App. 2012) (“Any physical pain, however minor, will suffice to establish bodily
injury.”). The factfinder may also infer that a complainant “actually felt or suffered
6 physical pain because people of common intelligence understand pain and some of
the natural causes of it.” Id. That Mejia did not report any pain to law enforcement
at the time of the robbery does not mean there was insufficient evidence. See Metcalf
v. State, 597 S.W.3d 847, 855 (Tex. Crim. App. 2020) (jury is sole judge of witness
credibility and can believe all, some, or none of a witness’s testimony). We assume
the factfinder weighed both her testimony at trial and her answers to law enforcement
at the time of the robbery and resolved the conflicts in favor of their verdict. See id.;
see also Garcia v. State, 667 S.W.3d 756, 762 (Tex. Crim. App. 2023) (“a reviewing
court does not sit as the thirteenth juror and may not substitute its judgment for that
of the factfinder by reevaluating the weight and credibility of the evidence”).

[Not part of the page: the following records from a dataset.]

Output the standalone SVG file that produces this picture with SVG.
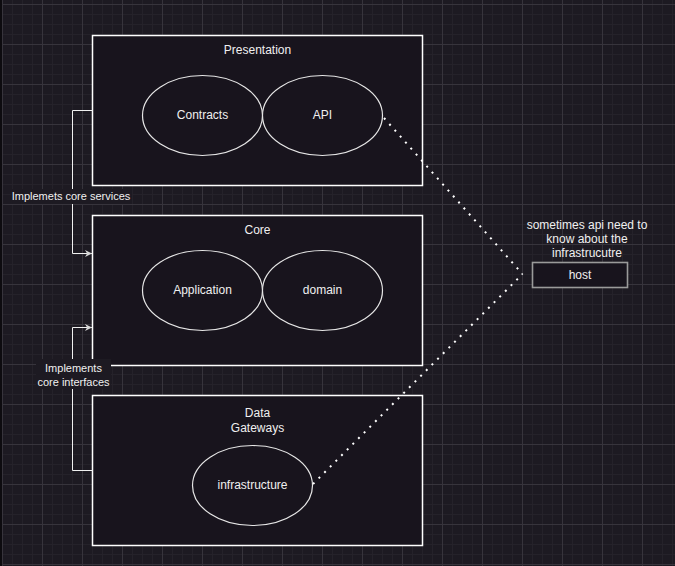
<svg xmlns="http://www.w3.org/2000/svg" width="675" height="566" viewBox="0 0 675 566">
<defs>
<pattern id="grid" x="2" y="4" width="40" height="40" patternUnits="userSpaceOnUse">
<rect width="40" height="40" fill="#1d1a22"/>
<rect x="10" y="0" width="1" height="40" fill="#25222a"/>
<rect x="20" y="0" width="1" height="40" fill="#25222a"/>
<rect x="30" y="0" width="1" height="40" fill="#25222a"/>
<rect x="0" y="10" width="40" height="1" fill="#25222a"/>
<rect x="0" y="20" width="40" height="1" fill="#25222a"/>
<rect x="0" y="30" width="40" height="1" fill="#25222a"/>
<rect x="0" y="0" width="1" height="40" fill="#37343c"/>
<rect x="0" y="0" width="40" height="1" fill="#37343c"/>
</pattern>
<marker id="arrow" viewBox="0 0 10 10" refX="10" refY="5" markerWidth="9" markerHeight="7" markerUnits="userSpaceOnUse" orient="auto">
<path d="M0,0 L10,5 L0,10 L3,5 Z" fill="#d8d8d8"/>
</marker>
<style>
.box{fill:#18141d;stroke:#ffffff;stroke-width:1.5}
.ell{fill:#18141d;stroke:#e6e6e6;stroke-width:1.2}
.t{font-family:"Liberation Sans",Arial,sans-serif;font-size:12px;fill:#f0f0f0;text-anchor:middle}
.lbl{font-family:"Liberation Sans",Arial,sans-serif;font-size:11px;fill:#f0f0f0;text-anchor:middle}
.edge{fill:none;stroke:#f0f0f0;stroke-width:1}
.dot{fill:none;stroke:#ffffff;stroke-width:2;stroke-dasharray:2 6}
.lblbg{fill:#1d1a22}
</style>
</defs>
<rect width="675" height="566" fill="url(#grid)"/>
<rect x="0" y="0" width="2" height="566" fill="#0d0b0f"/>

<g id="presentation">
<rect class="box" x="92.5" y="35.5" width="330" height="150"/>
<text class="t" x="257.5" y="54">Presentation</text>
</g>
<g id="contracts">
<ellipse class="ell" cx="202.5" cy="115.5" rx="60" ry="40"/>
<text class="t" x="202.5" y="119">Contracts</text>
</g>
<g id="api">
<ellipse class="ell" cx="322.5" cy="115.5" rx="60" ry="40"/>
<text class="t" x="322.5" y="119">API</text>
</g>

<g id="core">
<rect class="box" x="92.5" y="215.5" width="330" height="150"/>
<text class="t" x="257.5" y="234">Core</text>
</g>
<g id="application">
<ellipse class="ell" cx="202.5" cy="290.5" rx="60" ry="40"/>
<text class="t" x="202.5" y="294">Application</text>
</g>
<g id="domain">
<ellipse class="ell" cx="322.5" cy="290.5" rx="60" ry="40"/>
<text class="t" x="322.5" y="294">domain</text>
</g>

<g id="data-gateways">
<rect class="box" x="92.5" y="395.5" width="330" height="150"/>
<text class="t" x="257.5" y="416.5">Data</text>
<text class="t" x="257.5" y="432">Gateways</text>
</g>
<g id="infrastructure">
<ellipse class="ell" cx="252.5" cy="485.5" rx="60" ry="40"/>
<text class="t" x="252.5" y="489">infrastructure</text>
</g>

<g id="host">
<rect x="532.5" y="262.5" width="95" height="25" fill="#18141d" stroke="#9a9a9a" stroke-width="1.6"/>
<text class="t" x="580" y="279">host</text>
</g>
<g id="host-note">
<text class="t" x="587" y="228.5">sometimes api need to</text>
<text class="t" x="587" y="242.5">know about the</text>
<text class="t" x="587" y="256.5">infrastrucutre</text>
</g>

<g id="connectors">
<path class="edge" d="M92.5,110.5 H72.5 V253.5 H92" marker-end="url(#arrow)"/>
<path class="edge" d="M92.5,470.5 H72.5 V327.5 H92" marker-end="url(#arrow)"/>
<path class="dot" d="M384,118 L522.5,274"/>
<path class="dot" d="M313,484 L522.5,274"/>
<rect class="lblbg" x="11" y="189" width="121" height="15"/>
<text class="lbl" x="71" y="200">Implemets core services</text>
<rect class="lblbg" x="36" y="359" width="75" height="30"/>
<text class="lbl" x="73.5" y="372">Implements</text>
<text class="lbl" x="73.5" y="386">core interfaces</text>
</g>
</svg>
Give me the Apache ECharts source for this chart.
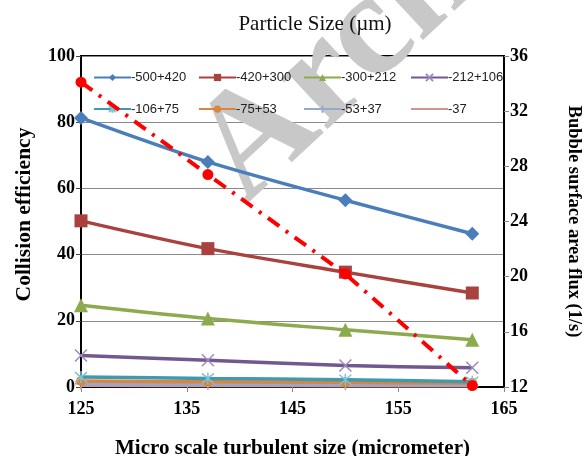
<!DOCTYPE html>
<html>
<head>
<meta charset="utf-8">
<script src="https://cdn.jsdelivr.net/npm/echarts@6/dist/echarts.min.js"></script>
<style>
  html, body { margin: 0; padding: 0; background: #fff; }
  #chart { width: 587px; height: 456px; }
</style>
</head>
<body>
<div id="chart"></div>
<script>
// Micro scale turbulent size (micrometer) at which each run was measured
const turbulentSize = [125, 137, 150, 162];

// Particle size classes (µm)
const sizeClasses = ['-500+420', '-420+300', '-300+212', '-212+106',
                     '-106+75', '-75+53', '-53+37', '-37'];

// Collision efficiency for each size class
const eff500_420 = [81.3, 68.0, 56.4, 46.3];
const eff420_300 = [50.2, 41.8, 34.7, 28.4];
const eff300_212 = [24.7, 20.7, 17.3, 14.3];
const eff212_106 = [9.5, 8.1, 6.5, 5.8];
const eff106_75  = [3.0, 2.6, 2.2, 1.6];
const eff75_53   = [1.8, 1.6, 1.4, 1.2];
const eff53_37   = [1.0, 0.9, 0.8, 0.7];
const eff37      = [0.5, 0.45, 0.4, 0.35];

// Bubble surface area flux (1/s), right axis
const bubbleFlux = [34.1, 27.4, 20.2, 12.1];

// Axis ticks
const xTicks = { min: 125, max: 165, step: 10 };
const leftTicks = { min: 0, max: 100, step: 20 };
const rightTicks = { min: 12, max: 36, step: 4 };

const effSeries = [eff500_420, eff420_300, eff300_212, eff212_106,
                   eff106_75, eff75_53, eff53_37, eff37];

const pair = (ys) => turbulentSize.map((x, i) => [x, ys[i]]);

const serif = '"Liberation Serif", "Times New Roman", serif';
const sans = '"Liberation Sans", Arial, sans-serif';

const X_PATH = 'path://M0,0L10,10M10,0L0,10';
const PLUS_PATH = 'path://M5,0L5,10M0,5L10,5';
const STAR_PATH = 'path://M0,0L10,10M10,0L0,10M5,-1L5,11';

const styles = [
  { color: '#4A7EBB', symbol: 'diamond', size: 14 },
  { color: '#A9413E', symbol: 'rect', size: 13 },
  { color: '#8CAA4E', symbol: 'triangle', size: 14 },
  { color: '#71588F', symbol: X_PATH, size: 12, stroke: '#9D8BC0' },
  { color: '#3F9AAF', symbol: STAR_PATH, size: 12, stroke: '#7FC3D4' },
  { color: '#DB843D', symbol: 'circle', size: 10 },
  { color: '#93A9CF', symbol: PLUS_PATH, size: 12, stroke: '#93A9CF' },
  { color: '#D19392', symbol: 'none', size: 0 }
];

const series = effSeries.map((ys, i) => {
  const st = styles[i];
  const itemStyle = st.stroke
    ? { color: st.stroke, borderColor: st.stroke, borderWidth: 1.5 }
    : { color: st.color };
  return {
    name: sizeClasses[i],
    type: 'line',
    yAxisIndex: 0,
    data: pair(ys),
    smooth: 0.3,
    symbol: st.symbol,
    symbolSize: st.size,
    showAllSymbol: true,
    clip: false,
    lineStyle: { color: st.color, width: 3.5 },
    itemStyle: itemStyle,
    z: 3 + (7 - i) * 0.01
  };
});

series.push({
  name: 'Bubble surface area flux',
  type: 'line',
  yAxisIndex: 1,
  data: pair(bubbleFlux),
  symbol: 'circle',
  symbolSize: 11,
  clip: false,
  lineStyle: { color: '#FF0000', width: 4, type: [14, 8, 3, 8] },
  itemStyle: { color: '#FF0000' },
  z: 5
});

// Legend entries: the finest class is shown as a plain line
const legendEntry = (k) => styles[k].symbol === 'none'
  ? { name: sizeClasses[k], itemStyle: { opacity: 0 } }
  : sizeClasses[k];

const legendCols = [[0, 4], [1, 5], [2, 6], [3, 7]];
const legendLeft = [93, 198, 303, 410];
const legends = legendCols.map((idx, c) => ({
  orient: 'vertical',
  left: legendLeft[c],
  top: 71,
  itemWidth: 37,
  itemHeight: 9,
  itemGap: 18.6,
  padding: 0,
  data: idx.map(legendEntry),
  textStyle: { fontFamily: sans, fontSize: 13, color: '#222', padding: [0, 0, 0, -5] }
}));

const chart = echarts.init(document.getElementById('chart'), null, { renderer: 'canvas' });

chart.setOption({
  animation: false,
  backgroundColor: '#fff',
  title: {
    text: 'Particle Size (µm)',
    left: 310,
    textAlign: 'center',
    top: 9,
    textStyle: { fontFamily: serif, fontSize: 21, fontWeight: 'normal', color: '#111' }
  },
  graphic: [{
    type: 'text',
    x: 270,
    y: 232,
    rotation: 0.75,
    z: 1,
    silent: true,
    style: {
      text: 'Archive of SID',
      font: 'bold 150px ' + serif,
      fill: '#c8c8c8',
      textAlign: 'left',
      textVerticalAlign: 'bottom'
    }
  }],
  legend: legends,
  grid: {
    left: 81, right: 83, top: 56, bottom: 69,
    outerBoundsMode: 'none',
    containLabel: false,
    show: true, borderColor: '#000', borderWidth: 2, backgroundColor: 'transparent'
  },
  xAxis: {
    type: 'value',
    min: xTicks.min, max: xTicks.max, interval: xTicks.step,
    name: 'Micro scale turbulent size (micrometer)',
    nameLocation: 'middle',
    nameGap: 51,
    nameTextStyle: { fontFamily: serif, fontSize: 21, fontWeight: 'bold', color: '#000' },
    axisLine: { show: true, lineStyle: { color: '#000', width: 2 } },
    axisTick: { show: true, length: 5, lineStyle: { color: '#888' } },
    axisLabel: { fontFamily: serif, fontSize: 18, fontWeight: 'bold', color: '#000', margin: 13 },
    splitLine: { show: false }
  },
  yAxis: [{
    type: 'value',
    min: leftTicks.min, max: leftTicks.max, interval: leftTicks.step,
    name: 'Collision efficiency',
    nameLocation: 'middle',
    nameGap: 46,
    nameTextStyle: { fontFamily: serif, fontSize: 21.5, fontWeight: 'bold', color: '#000', padding: [0, 0, 0, 14] },
    axisLine: { show: true, lineStyle: { color: '#000', width: 2 } },
    axisTick: { show: true, length: 5, lineStyle: { color: '#444' } },
    axisLabel: { fontFamily: serif, fontSize: 18, fontWeight: 'bold', color: '#000', margin: 6 },
    splitLine: { show: true, lineStyle: { color: '#8a8a8a', width: 1.2 } }
  }, {
    type: 'value',
    position: 'right',
    min: rightTicks.min, max: rightTicks.max, interval: rightTicks.step,
    name: 'Bubble surface area flux (1/s)',
    nameLocation: 'middle',
    nameRotate: -90,
    nameGap: 60,
    nameTextStyle: { fontFamily: serif, fontSize: 18.5, fontWeight: 'bold', color: '#000' },
    axisLine: { show: true, lineStyle: { color: '#000', width: 2 } },
    axisTick: { show: true, length: 5, lineStyle: { color: '#888' } },
    axisLabel: { fontFamily: serif, fontSize: 18, fontWeight: 'bold', color: '#000', margin: 6 },
    splitLine: { show: false }
  }],
  series: series
});
</script>
</body>
</html>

Geiger also argues that on cross-examination, Deputy Vasquez revealed that
despite Mejia not saying she felt pain at the time of the incident, he relayed that she
did in his police report. So, according to Geiger, a rational factfinder could not have
found that the State proved bodily injury beyond a reasonable doubt. Again, we
assume the factfinder weighed this evidence, along with the other evidence
presented, and resolved any conflicts in favor of the verdict. Merritt v. State, 368
S.W.3d 516, 525–26 (Tex. Crim. App. 2012) (jury is sole judge of witness credibility
and weight of any evidence).
7 Viewing the evidence in the light most favorable to the verdict, a rational
factfinder could have determined beyond a reasonable doubt that Geiger committed
the robbery. Gardner v. State, 306 S.W.3d 274, 285–86 (Tex. Crim. App. 2009).
We overrule Geiger’s sole issue.
Conclusion
We affirm the trial court’s judgment.
Sarah Beth Landau Justice
Panel consists of Chief Justice Adams and Justices Landau and Rivas-Molloy.
Do not publish. TEX. R. APP. P. 47.2(b).